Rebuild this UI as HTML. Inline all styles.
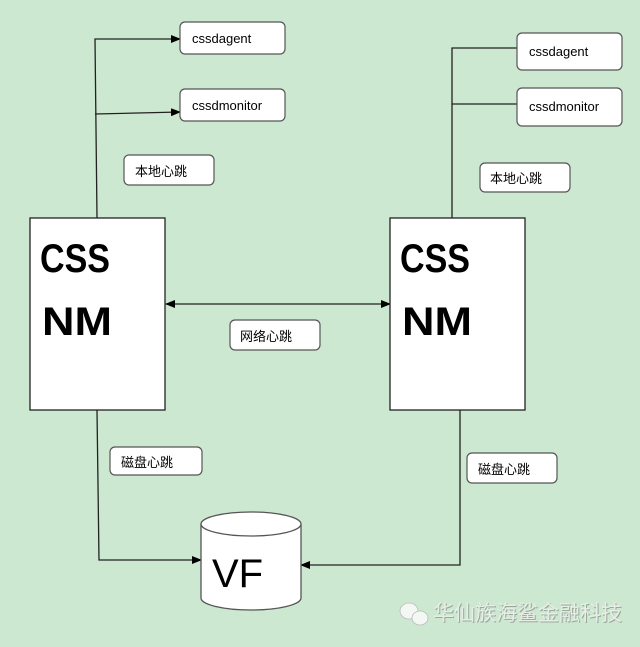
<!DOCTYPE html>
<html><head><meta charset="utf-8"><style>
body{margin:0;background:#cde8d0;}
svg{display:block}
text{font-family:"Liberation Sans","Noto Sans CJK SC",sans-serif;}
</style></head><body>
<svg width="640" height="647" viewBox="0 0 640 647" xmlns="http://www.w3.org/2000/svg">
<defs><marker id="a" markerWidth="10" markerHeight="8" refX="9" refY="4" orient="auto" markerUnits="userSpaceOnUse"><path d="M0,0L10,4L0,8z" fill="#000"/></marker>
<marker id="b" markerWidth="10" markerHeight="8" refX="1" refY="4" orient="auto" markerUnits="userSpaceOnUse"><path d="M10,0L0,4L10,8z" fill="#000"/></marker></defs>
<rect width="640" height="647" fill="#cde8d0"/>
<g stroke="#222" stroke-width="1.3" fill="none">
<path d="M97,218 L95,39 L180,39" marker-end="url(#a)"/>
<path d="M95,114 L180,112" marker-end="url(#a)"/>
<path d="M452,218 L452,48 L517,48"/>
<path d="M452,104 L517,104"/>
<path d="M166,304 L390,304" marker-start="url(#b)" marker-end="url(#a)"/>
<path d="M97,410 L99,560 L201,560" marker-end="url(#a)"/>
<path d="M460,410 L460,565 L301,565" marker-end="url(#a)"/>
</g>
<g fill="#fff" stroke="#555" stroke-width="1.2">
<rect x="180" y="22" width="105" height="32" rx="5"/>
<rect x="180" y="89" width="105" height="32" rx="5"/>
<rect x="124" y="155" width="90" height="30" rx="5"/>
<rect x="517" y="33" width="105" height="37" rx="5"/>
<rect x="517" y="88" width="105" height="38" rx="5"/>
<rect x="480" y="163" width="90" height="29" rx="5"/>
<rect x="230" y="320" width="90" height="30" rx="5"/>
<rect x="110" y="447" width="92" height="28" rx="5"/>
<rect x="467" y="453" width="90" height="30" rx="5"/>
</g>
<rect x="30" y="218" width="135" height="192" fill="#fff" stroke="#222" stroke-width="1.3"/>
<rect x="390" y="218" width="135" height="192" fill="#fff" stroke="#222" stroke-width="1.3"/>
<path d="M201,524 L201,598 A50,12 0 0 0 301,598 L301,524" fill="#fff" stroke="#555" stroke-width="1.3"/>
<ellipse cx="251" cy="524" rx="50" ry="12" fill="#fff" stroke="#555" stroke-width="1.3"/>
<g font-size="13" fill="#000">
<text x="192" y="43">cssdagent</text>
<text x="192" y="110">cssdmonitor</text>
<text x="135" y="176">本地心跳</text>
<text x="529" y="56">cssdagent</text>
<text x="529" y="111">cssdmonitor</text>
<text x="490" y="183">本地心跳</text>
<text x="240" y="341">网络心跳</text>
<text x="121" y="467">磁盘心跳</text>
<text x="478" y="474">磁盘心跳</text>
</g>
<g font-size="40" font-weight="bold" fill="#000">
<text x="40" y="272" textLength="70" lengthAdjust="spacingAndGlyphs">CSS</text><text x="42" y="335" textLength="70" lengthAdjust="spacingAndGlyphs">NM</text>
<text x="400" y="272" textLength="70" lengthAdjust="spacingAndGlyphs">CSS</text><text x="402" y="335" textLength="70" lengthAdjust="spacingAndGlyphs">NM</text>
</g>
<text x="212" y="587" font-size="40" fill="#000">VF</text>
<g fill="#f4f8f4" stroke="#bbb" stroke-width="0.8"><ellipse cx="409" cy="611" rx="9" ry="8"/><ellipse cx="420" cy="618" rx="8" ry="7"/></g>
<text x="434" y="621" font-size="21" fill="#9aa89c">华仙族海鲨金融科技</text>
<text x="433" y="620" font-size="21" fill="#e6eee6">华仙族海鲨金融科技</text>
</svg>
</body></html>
══════════
▶ **Set task**: Return the material exactly as given, apart from the pictures.

▶ **Full output**:
Rebuild this UI as HTML. Inline all styles.
<!DOCTYPE html>
<html><head><meta charset="utf-8"><style>
body{margin:0;background:#cde8d0;}
svg{display:block}
text{font-family:"Liberation Sans","Noto Sans CJK SC",sans-serif;}
</style></head><body>
<svg width="640" height="647" viewBox="0 0 640 647" xmlns="http://www.w3.org/2000/svg">
<defs><marker id="a" markerWidth="10" markerHeight="8" refX="9" refY="4" orient="auto" markerUnits="userSpaceOnUse"><path d="M0,0L10,4L0,8z" fill="#000"/></marker>
<marker id="b" markerWidth="10" markerHeight="8" refX="1" refY="4" orient="auto" markerUnits="userSpaceOnUse"><path d="M10,0L0,4L10,8z" fill="#000"/></marker></defs>
<rect width="640" height="647" fill="#cde8d0"/>
<g stroke="#222" stroke-width="1.3" fill="none">
<path d="M97,218 L95,39 L180,39" marker-end="url(#a)"/>
<path d="M95,114 L180,112" marker-end="url(#a)"/>
<path d="M452,218 L452,48 L517,48"/>
<path d="M452,104 L517,104"/>
<path d="M166,304 L390,304" marker-start="url(#b)" marker-end="url(#a)"/>
<path d="M97,410 L99,560 L201,560" marker-end="url(#a)"/>
<path d="M460,410 L460,565 L301,565" marker-end="url(#a)"/>
</g>
<g fill="#fff" stroke="#555" stroke-width="1.2">
<rect x="180" y="22" width="105" height="32" rx="5"/>
<rect x="180" y="89" width="105" height="32" rx="5"/>
<rect x="124" y="155" width="90" height="30" rx="5"/>
<rect x="517" y="33" width="105" height="37" rx="5"/>
<rect x="517" y="88" width="105" height="38" rx="5"/>
<rect x="480" y="163" width="90" height="29" rx="5"/>
<rect x="230" y="320" width="90" height="30" rx="5"/>
<rect x="110" y="447" width="92" height="28" rx="5"/>
<rect x="467" y="453" width="90" height="30" rx="5"/>
</g>
<rect x="30" y="218" width="135" height="192" fill="#fff" stroke="#222" stroke-width="1.3"/>
<rect x="390" y="218" width="135" height="192" fill="#fff" stroke="#222" stroke-width="1.3"/>
<path d="M201,524 L201,598 A50,12 0 0 0 301,598 L301,524" fill="#fff" stroke="#555" stroke-width="1.3"/>
<ellipse cx="251" cy="524" rx="50" ry="12" fill="#fff" stroke="#555" stroke-width="1.3"/>
<g font-size="13" fill="#000">
<text x="192" y="43">cssdagent</text>
<text x="192" y="110">cssdmonitor</text>
<text x="135" y="176">本地心跳</text>
<text x="529" y="56">cssdagent</text>
<text x="529" y="111">cssdmonitor</text>
<text x="490" y="183">本地心跳</text>
<text x="240" y="341">网络心跳</text>
<text x="121" y="467">磁盘心跳</text>
<text x="478" y="474">磁盘心跳</text>
</g>
<g font-size="40" font-weight="bold" fill="#000">
<text x="40" y="272" textLength="70" lengthAdjust="spacingAndGlyphs">CSS</text><text x="42" y="335" textLength="70" lengthAdjust="spacingAndGlyphs">NM</text>
<text x="400" y="272" textLength="70" lengthAdjust="spacingAndGlyphs">CSS</text><text x="402" y="335" textLength="70" lengthAdjust="spacingAndGlyphs">NM</text>
</g>
<text x="212" y="587" font-size="40" fill="#000">VF</text>
<g fill="#f4f8f4" stroke="#bbb" stroke-width="0.8"><ellipse cx="409" cy="611" rx="9" ry="8"/><ellipse cx="420" cy="618" rx="8" ry="7"/></g>
<text x="434" y="621" font-size="21" fill="#9aa89c">华仙族海鲨金融科技</text>
<text x="433" y="620" font-size="21" fill="#e6eee6">华仙族海鲨金融科技</text>
</svg>
</body></html>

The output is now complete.